## Directions
Without the pictures, print the lines running from the beginning of the material to the line containing "9.7, 9.9, 7.2]", both ends included.

★ ★ ★ ★ ★ ★ ★

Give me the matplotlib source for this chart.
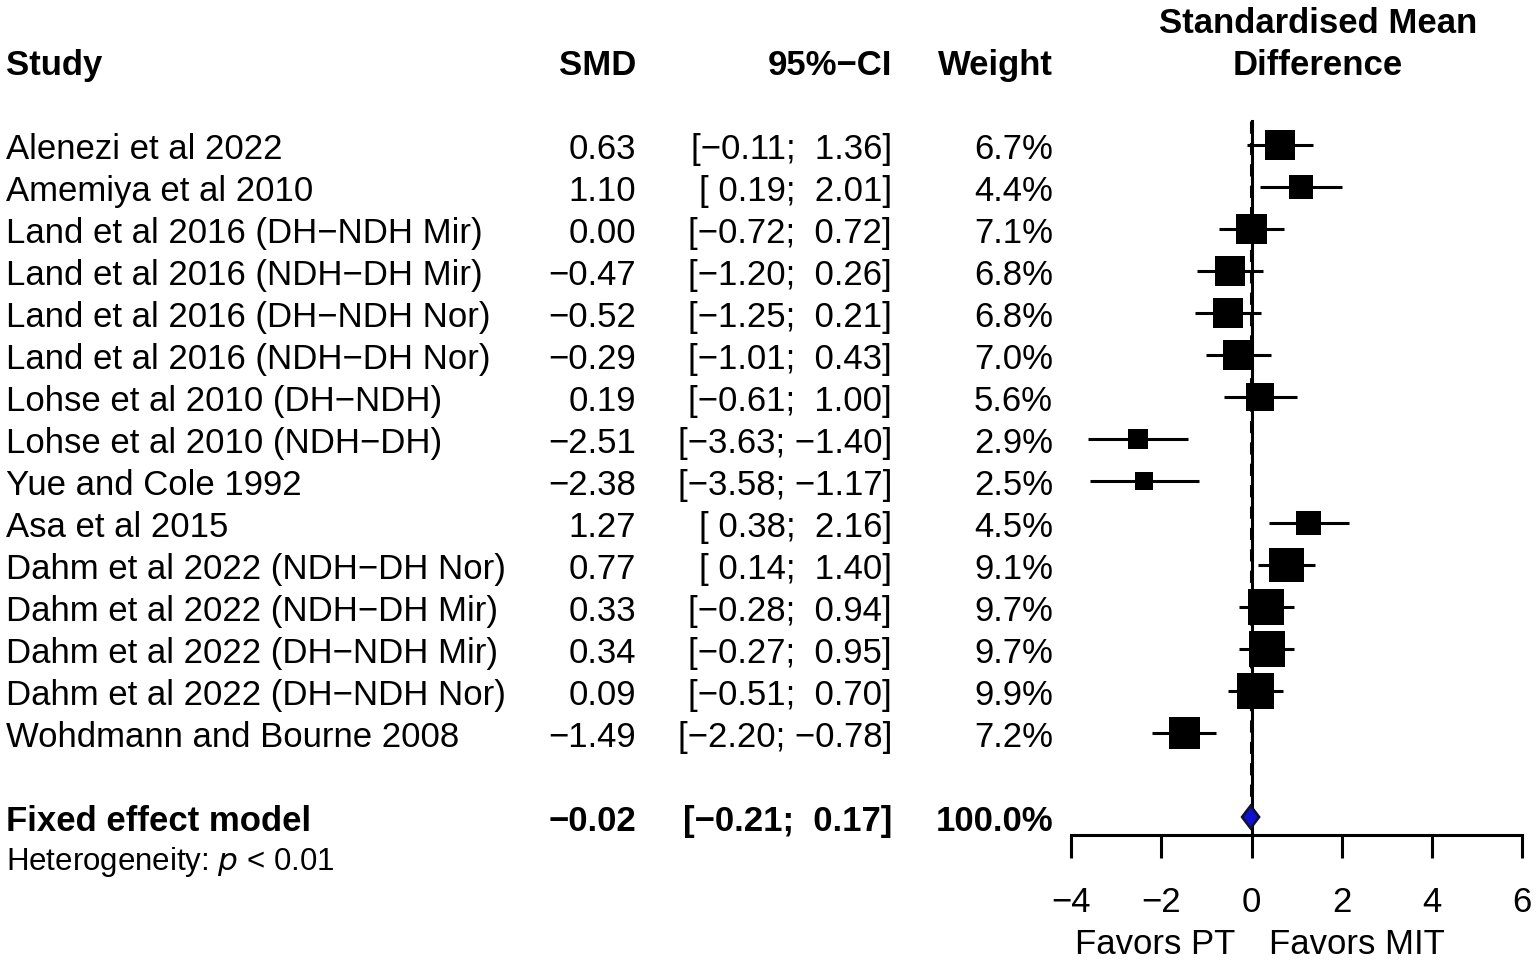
import numpy as np
import matplotlib.pyplot as plt

plt.rcParams['font.family'] = ['Liberation Sans', 'DejaVu Sans']

# Study data
studies = ["Alenezi et al 2022", "Amemiya et al 2010", "Land et al 2016 (DH\u2212NDH Mir)",
           "Land et al 2016 (NDH\u2212DH Mir)", "Land et al 2016 (DH\u2212NDH Nor)",
           "Land et al 2016 (NDH\u2212DH Nor)", "Lohse et al 2010 (DH\u2212NDH)",
           "Lohse et al 2010 (NDH\u2212DH)", "Yue and Cole 1992", "Asa et al 2015",
           "Dahm et al 2022 (NDH\u2212DH Nor)", "Dahm et al 2022 (NDH\u2212DH Mir)",
           "Dahm et al 2022 (DH\u2212NDH Mir)", "Dahm et al 2022 (DH\u2212NDH Nor)",
           "Wohdmann and Bourne 2008"]
smd = [0.63, 1.10, 0.00, -0.47, -0.52, -0.29, 0.19, -2.51, -2.38, 1.27, 0.77, 0.33, 0.34, 0.09, -1.49]
lower = [-0.11, 0.19, -0.72, -1.20, -1.25, -1.01, -0.61, -3.63, -3.58, 0.38, 0.14, -0.28, -0.27, -0.51, -2.20]
upper = [1.36, 2.01, 0.72, 0.26, 0.21, 0.43, 1.00, -1.40, -1.17, 2.16, 1.40, 0.94, 0.95, 0.70, -0.78]
weight = [6.7, 4.4, 7.1, 6.8, 6.8, 7.0, 5.6, 2.9, 2.5, 4.5, 9.1, 9.7, 9.7, 9.9, 7.2]

fixed_smd = -0.02
fixed_lower = -0.21
fixed_upper = 0.17
fixed_weight = 100.0
xticks = [-4, -2, 0, 2, 4, 6]

def num(v):
    return ("%.2f" % v).replace("-", "\u2212")

def ci(lo, hi):
    a = num(lo) if lo < 0 else " " + num(lo)
    b = num(hi) if hi < 0 else " " + num(hi)
    return "[%s; %s]" % (a, b)

W, H = 1536, 962
fig = plt.figure(figsize=(W / 100, H / 100), dpi=100)

# rows: pixel y = 146 + 42*row
ylim = ((H - 146) / 42, -146 / 42)
ax = fig.add_axes([0, 0, 1, 1])
ax.set_xlim(0, W)
ax.set_ylim(*ylim)
ax.axis('off')

fx = fig.add_axes([0, 0, 1, 1])
fx.patch.set_alpha(0)
x0, sc = 1251.5, 45.1
fx.set_xlim(-x0 / sc, (W - x0) / sc)
fx.set_ylim(*ylim)

fs = 25
va = 'center_baseline'
rows = np.arange(len(studies))
fixed_row = 16

# headers
ax.text(6, -2, "Study", fontsize=fs, fontweight='bold', ha='left', va=va)
ax.text(636, -2, "SMD", fontsize=fs, fontweight='bold', ha='right', va=va)
ax.text(892, -2, "95%\u2212CI", fontsize=fs, fontweight='bold', ha='right', va=va)
ax.text(1053, -2, "Weight", fontsize=fs, fontweight='bold', ha='right', va=va)
ax.text(1318, -3, "Standardised Mean", fontsize=fs, fontweight='bold', ha='center', va=va)
ax.text(1318, -2, "Difference", fontsize=fs, fontweight='bold', ha='center', va=va)

for r, s, m, lo, hi, w in zip(rows, studies, smd, lower, upper, weight):
    ax.text(6, r, s, fontsize=fs, ha='left', va=va)
    ax.text(636, r, num(m), fontsize=fs, ha='right', va=va)
    ax.text(892, r, ci(lo, hi), fontsize=fs, ha='right', va=va)
    ax.text(1053, r, "%.1f%%" % w, fontsize=fs, ha='right', va=va)

ax.text(6, fixed_row, "Fixed effect model", fontsize=fs, fontweight='bold', ha='left', va=va)
ax.text(636, fixed_row, num(fixed_smd), fontsize=fs, fontweight='bold', ha='right', va=va)
ax.text(892, fixed_row, ci(fixed_lower, fixed_upper), fontsize=fs, fontweight='bold', ha='right', va=va)
ax.text(1053, fixed_row, "%.1f%%" % fixed_weight, fontsize=fs, fontweight='bold', ha='right', va=va)
ax.text(6, fixed_row + 0.95, "Heterogeneity: $\\it{p}$ < 0.01", fontsize=22.5, ha='left', va=va)

# reference lines
axis_row = 16.42
fx.plot([0, 0], [-0.57, axis_row], color='black', lw=2.2, zorder=1)
fx.plot([fixed_smd, fixed_smd], [-0.57, fixed_row - 0.3], color='black', lw=2.2,
        ls=(0, (4, 3)), zorder=1)

# CI lines and squares
for r, lo, hi in zip(rows, lower, upper):
    fx.plot([lo, hi], [r, r], color='black', lw=2.2, zorder=2, solid_capstyle='butt')
fx.scatter(smd, rows, s=np.array(weight) * 69.6, marker='s', color='black', zorder=3, linewidths=0)

# diamond
dh = 0.27
fx.fill([fixed_lower, fixed_smd, fixed_upper, fixed_smd],
        [fixed_row, fixed_row - dh, fixed_row, fixed_row + dh],
        facecolor='#1010d0', edgecolor='#101030', lw=1.8, zorder=4)

# axis
for sp in ['left', 'right', 'top']:
    fx.spines[sp].set_visible(False)
fx.spines['bottom'].set_position(('data', axis_row))
fx.spines['bottom'].set_bounds(xticks[0], xticks[-1])
fx.spines['bottom'].set_linewidth(2.2)
fx.set_xticks(xticks)
fx.set_xticklabels([str(t).replace("-", "\u2212") for t in xticks], fontsize=fs)
fx.tick_params(axis='x', direction='out', length=16.5, width=2.2, pad=20)
fx.set_yticks([])

fx.text(-0.35, 18.92, "Favors PT", fontsize=fs, ha='right', va=va)
fx.text(0.38, 18.92, "Favors MIT", fontsize=fs, ha='left', va=va)

fig.savefig("out.png", dpi=100)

★ ★ ★ ★ ★ ★ ★

## Response to this task
Give me the matplotlib source for this chart.
import numpy as np
import matplotlib.pyplot as plt

plt.rcParams['font.family'] = ['Liberation Sans', 'DejaVu Sans']

# Study data
studies = ["Alenezi et al 2022", "Amemiya et al 2010", "Land et al 2016 (DH\u2212NDH Mir)",
           "Land et al 2016 (NDH\u2212DH Mir)", "Land et al 2016 (DH\u2212NDH Nor)",
           "Land et al 2016 (NDH\u2212DH Nor)", "Lohse et al 2010 (DH\u2212NDH)",
           "Lohse et al 2010 (NDH\u2212DH)", "Yue and Cole 1992", "Asa et al 2015",
           "Dahm et al 2022 (NDH\u2212DH Nor)", "Dahm et al 2022 (NDH\u2212DH Mir)",
           "Dahm et al 2022 (DH\u2212NDH Mir)", "Dahm et al 2022 (DH\u2212NDH Nor)",
           "Wohdmann and Bourne 2008"]
smd = [0.63, 1.10, 0.00, -0.47, -0.52, -0.29, 0.19, -2.51, -2.38, 1.27, 0.77, 0.33, 0.34, 0.09, -1.49]
lower = [-0.11, 0.19, -0.72, -1.20, -1.25, -1.01, -0.61, -3.63, -3.58, 0.38, 0.14, -0.28, -0.27, -0.51, -2.20]
upper = [1.36, 2.01, 0.72, 0.26, 0.21, 0.43, 1.00, -1.40, -1.17, 2.16, 1.40, 0.94, 0.95, 0.70, -0.78]
weight = [6.7, 4.4, 7.1, 6.8, 6.8, 7.0, 5.6, 2.9, 2.5, 4.5, 9.1, 9.7, 9.7, 9.9, 7.2]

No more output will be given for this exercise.